基于0.10.1版本
整体流程
发送消息流程.png
Producer.send()入口
private Future doSend(ProducerRecord record, Callback callback) {
TopicPartition tp = null;
try {
// 获取集群信息
ClusterAndWaitTime clusterAndWaitTime = waitOnMetadata(record.topic(), record.partition(), maxBlockTimeMs);
long remainingWaitMs = Math.max(0, maxBlockTimeMs - clusterAndWaitTime.waitedOnMetadataMs);
Cluster cluster = clusterAndWaitTime.cluster;
//省略序列化serializedKey,serializedValue
//获取分区
int partition = partition(record, serializedKey, serializedValue, cluster);
int serializedSize = Records.LOG_OVERHEAD + Record.recordSize(serializedKey, serializedValue);
//校验消息体大小
ensureValidRecordSize(serializedSize);
tp = new TopicPartition(record.topic(), partition);
long timestamp = record.timestamp() == null ? time.milliseconds() : record.timestamp();
log.trace("Sending record {} with callback {} to topic {} partition {}", record, callback, record.topic(), partition);
// producer callback will make sure to call both 'callback' and interceptor callback
Callback interceptCallback = this.interceptors == null ? callback : new InterceptorCallback<>(callback, this.interceptors, tp);
//把消息写入消息收集器
RecordAccumulator.RecordAppendResult result = accumulator.append(tp, timestamp, serializedKey, serializedValue, interceptCallback, remainingWaitMs);
//如果最后一个RecordBatch已经写满,或者Deque队列大小>1就唤醒发送线程
if (result.batchIsFull || result.newBatchCreated) {
log.trace("Waking up the sender since topic {} partition {} is either full or getting a new batch", record.topic(), partition);
this.sender.wakeup();
}
return result.future;
// handling exceptions and record the errors;
// for API exceptions return them in the future,
// for other exceptions throw directly
}
doSend.png
RecordAccumulator.append方法利用了分段锁,当并发出现时,前一个线程需要的内存空间比较大,不满足写入,后一个线程需要的内存空间比较小,满足写入。提高了并发,此处也可以看出,如果消息需要有发送顺序的保证,一个Producer实例不要在多处调用。
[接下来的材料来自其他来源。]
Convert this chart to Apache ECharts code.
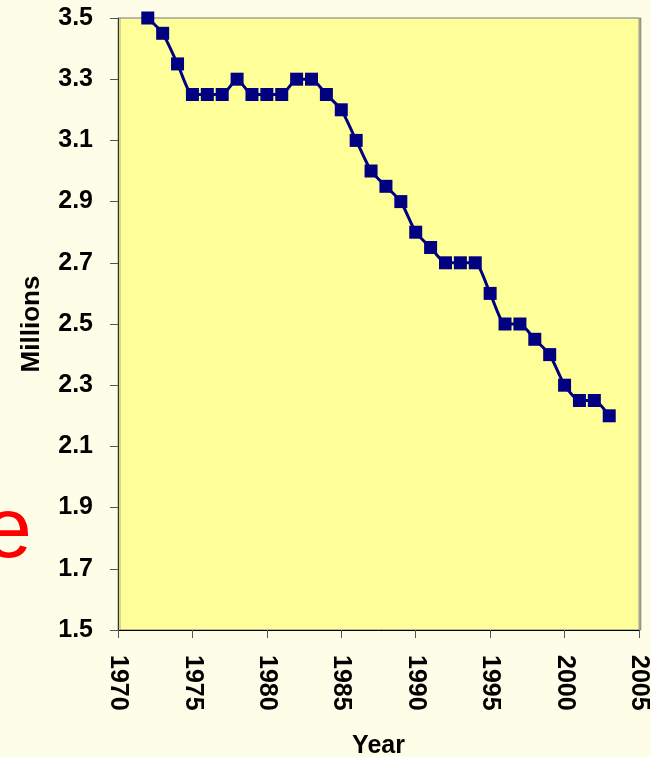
<!DOCTYPE html>
<html>
<head>
<meta charset="utf-8">
<script src="https://cdn.jsdelivr.net/npm/echarts@6/dist/echarts.min.js"></script>
<style>
  html, body { margin: 0; padding: 0; background: #fefee8; }
  #chart { width: 651px; height: 757px; }
</style>
</head>
<body>
<div id="chart"></div>
<script>
// data
const years = [1972, 1973, 1974, 1975, 1976, 1977, 1978, 1979, 1980, 1981, 1982,
  1983, 1984, 1985, 1986, 1987, 1988, 1989, 1990, 1991, 1992, 1993, 1994, 1995,
  1996, 1997, 1998, 1999, 2000, 2001, 2002, 2003];
const millions = [3.5, 3.45, 3.35, 3.25, 3.25, 3.25, 3.3, 3.25, 3.25, 3.25, 3.3,
  3.3, 3.25, 3.2, 3.1, 3.0, 2.95, 2.9, 2.8, 2.75, 2.7, 2.7, 2.7, 2.6,
  2.5, 2.5, 2.45, 2.4, 2.3, 2.25, 2.25, 2.2];

let points = [];
for (let i in years) {
  points.push([years[i], millions[i]]);
}

const font = 'Liberation Sans, Arial, sans-serif';

let chart = echarts.init(document.getElementById('chart'), null, { renderer: 'canvas' });

chart.setOption({
  animation: false,
  backgroundColor: '#fefee8',
  graphic: [{
    type: 'text',
    left: -16,
    top: 490,
    style: { text: 'e', fill: '#ff0000', font: '86px ' + font }
  }],
  grid: {
    left: 118, top: 18, right: 12, bottom: 127,
    containLabel: false,
    outerBoundsMode: 'none',
    show: true,
    backgroundColor: '#ffff99',
    borderColor: '#9a9a9a',
    borderWidth: 1,
    shadowColor: 'rgba(0,0,0,0.3)',
    shadowOffsetX: 2
  },
  xAxis: {
    type: 'value',
    min: 1970, max: 2005, interval: 5,
    name: 'Year',
    nameLocation: 'middle',
    nameGap: 104,
    nameTextStyle: { fontFamily: font, fontWeight: 'bold', fontSize: 25, color: '#000' },
    splitLine: { show: false },
    axisLine: { lineStyle: { color: '#000', width: 1 } },
    axisTick: { length: 8, inside: false, lineStyle: { color: '#555' } },
    axisLabel: {
      rotate: -90,
      margin: 25,
      fontFamily: font, fontWeight: 'bold', fontSize: 25, color: '#000',
      formatter: function (v) { return String(v); }
    }
  },
  yAxis: {
    type: 'value',
    min: 1.5, max: 3.5, interval: 0.2,
    name: 'Millions',
    nameLocation: 'middle',
    nameGap: 73,
    nameRotate: 90,
    nameTextStyle: { fontFamily: font, fontWeight: 'bold', fontSize: 26, color: '#000' },
    splitLine: { show: false },
    axisLine: { show: true, lineStyle: { color: '#333', width: 1 } },
    axisTick: { show: true, length: 8, lineStyle: { color: '#555' } },
    axisLabel: {
      margin: 25,
      fontFamily: font, fontWeight: 'bold', fontSize: 25, color: '#000',
      formatter: function (v) { return v.toFixed(1); }
    }
  },
  series: [{
    type: 'line',
    data: points,
    smooth: 0.2,
    symbol: 'rect',
    symbolSize: 13,
    lineStyle: { color: '#000080', width: 3 },
    itemStyle: { color: '#000080' }
  }]
});
</script>
</body>
</html>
public RecordAppendResult append(TopicPartition tp,
long timestamp,
byte[] key,
byte[] value,
Callback callback,
long maxTimeToBlock) throws InterruptedException {
appendsInProgress.incrementAndGet();
try {
//从ConcurrentMap>中换取分区对应的Deque队列
Deque dq = getOrCreateDeque(tp);
synchronized (dq) {
if (closed)
throw new IllegalStateException("Cannot send after the producer is closed.");
RecordAppendResult appendResult = tryAppend(timestamp, key, value, callback, dq);
if (appendResult != null)
return appendResult;
}
int size = Math.max(this.batchSize, Records.LOG_OVERHEAD + Record.recordSize(key, value));
log.trace("Allocating a new {} byte message buffer for topic {} partition {}", size, tp.topic(), tp.partition());
ByteBuffer buffer = free.allocate(size, maxTimeToBlock);
synchronized (dq) {
// Need to check if producer is closed again after grabbing the dequeue lock.
if (closed)
throw new IllegalStateException("Cannot send after the producer is closed.");
//再次尝试写入
RecordAppendResult appendResult = tryAppend(timestamp, key, value, callback, dq);
//如果写入成功,说明别的线程new了一个新的RecordBatch
if (appendResult != null) {
// 释放之前申请的buffer
free.deallocate(buffer);
return appendResult;
}
MemoryRecords records = MemoryRecords.emptyRecords(buffer, compression, this.batchSize);
RecordBatch batch = new RecordBatch(tp, records, time.milliseconds());
FutureRecordMetadata future = Utils.notNull(batch.tryAppend(timestamp, key, value, callback, time.milliseconds()));
dq.addLast(batch);
incomplete.add(batch);
return new RecordAppendResult(future, dq.size() > 1 || batch.records.isFull(), true);
}
} finally {
appendsInProgress.decrementAndGet();
}
}
消息写入收集器流程.png
RecordAccumulator.tryAppend方法,获取最后一个RecordBatch尝试写入
private RecordAppendResult tryAppend(long timestamp, byte[] key, byte[] value, Callback callback, Deque deque) {
RecordBatch last = deque.peekLast();
if (last != null) {
FutureRecordMetadata future = last.tryAppend(timestamp, key, value, callback, time.milliseconds());
//写入失败,需要把MemoryRecords置为不可写状态,buffer.flip()切换到读
if (future == null)
last.records.close();
else
//判断是否可以唤醒Sender发送线程,deque.size() > 1 || last.records.isFull()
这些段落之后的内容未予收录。